In late October of 2024 I realized how tired I felt. All the time.
In early November I noticed how winded I was after the slightest exertion. Climbing the stairs. Making the bed. Laundry, housework, and walking the dog were all leaving me exhausted and short of breath. It wasn't normal-- was I that out of shape? I made an appointment to see my doctor. We talked about all my symptoms, and given my family's history of heart disease, he was concerned enough to do an EKG in his office, send me for labs and scheduled an MRI of my head and a stress test. The EKG was normal. the blood work looked good in all areas except my cholesterol reading was quite high. The MRI was to look for warning signs for a stroke and it came back normal as well. The next step was a stress test. It was quite physically challenging for me to do which honestly kind of alarmed me as I do walk a bit every day, we live in a 2 story house so climbing stairs a dozen times a day was common, yet here I was hanging on to that treadmill for dear life as the minutes ticked by. At the end of the test, as I sat gasping to regain normal breathing and have my blood pressure come back down, the technician consulted with the cardiologist. The results were intermediate risk for heart disease, so my Primary Care Dr referred me to the cardiologist for further testing.
In the cardio office another EKG was done. The Dr ordered a specific lab test to check for clots, scheduled me for a chest X ray and an echocardiogram. She ordered everything 'STAT" which added to my anxiety over what was going on. All the tests came back with nothing alarming to take note of. She then had me get a CT scan of my heart and lungs. That too looked normal although it did catch something on my liver that gave us pause. Not likely that its anything of significance and probably not at all connected to my symptoms of fatigue and Dyspnea (shortness of breath) But.... That lead to scheduling another MRI, with contrast, focusing on the liver.

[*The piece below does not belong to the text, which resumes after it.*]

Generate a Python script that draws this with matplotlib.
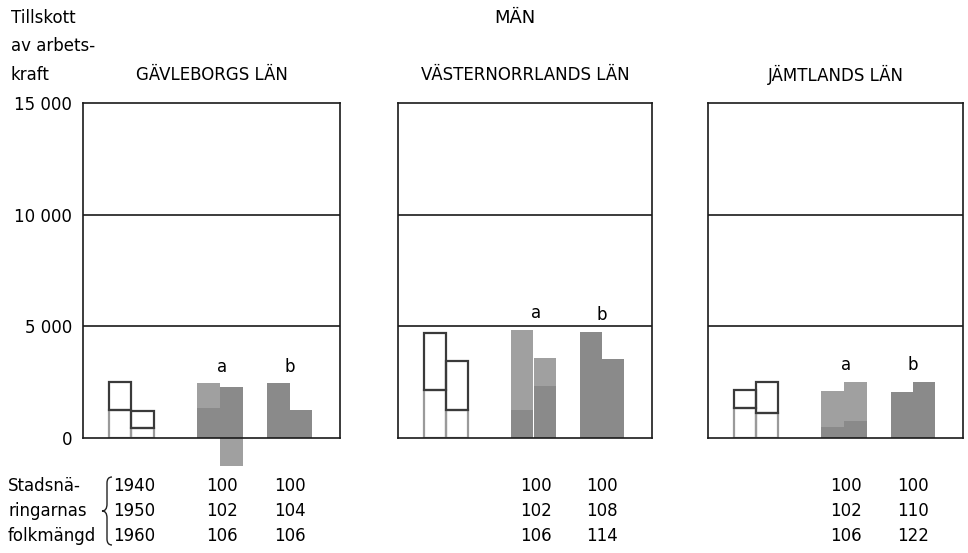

In the meanwhile, my daughter reminded me that she was sick with Covid in September, and I came down with what I called a fairly normal head/chest cold around the same time. Did I have Covid then? I didn't test so I really don't know but when I shared that with the doctors, they both went "ahhhh..... ok then...." and at this point I guess we have all decided I am dealing with 'long covid'. Unfortunately, the medical field seems to know as much about long covid as they did about covid when it first came out. The "treatment" for long covid is wait and see, I guess.
The MRI for my liver happens this coming week. Again, the doctor thinks it will show something totally benign, but it would forever bother me if we didn't test to see what's really going on.
So.... what does all this mean? Last year I wrestled with the news that I have arthritis in my spine, my knees, ankles, feet and hands. Probably my shoulders too given I've had two rotator cuff surgeries and a rebuild on the left shoulder. That was a hard pill to swallow as I have dreams of hiking the Camino de Santiago, and many other fun activities that already look less promising given the pain I live with most days.
Why am I writing all of this? It's quite depressing when I think about all the recent health challenges and chronic depression is something I have dealt with most of my adult life.
I am writing this because the Word of the Year that God has given me is "JOY". Apparently, joy is something I need to work on because it's not the first time He has given me this word!
James 1:2-4 (NASB)
Consider it all JOY, my brothers and sisters when you encounter various trials, knowing that the testing of your faith produces endurance. And let endurance have its perfect result, so that you may be perfect and complete lacking in nothing.
Consider my trials joy.... let my faith be tested, gaining endurance, leading to perfect results...
I have certainly endured many a trial in my 66 years! Trials that definitely robbed me of all joy, contentment, happiness and peace. But for faith in God, I would have completely crumbled long ago!
I am grateful that all my tests came back fairly normal. Yes, I need to clean up my diet. (Apparently my love for butter and cream is coming back to bite me) and I need to try and remain as active as possible, even with all my aches and pains and fatigue. So I will find JOY in things. I will focus on the things that do bring me joy and I will find the joy in things that might not look so joyful!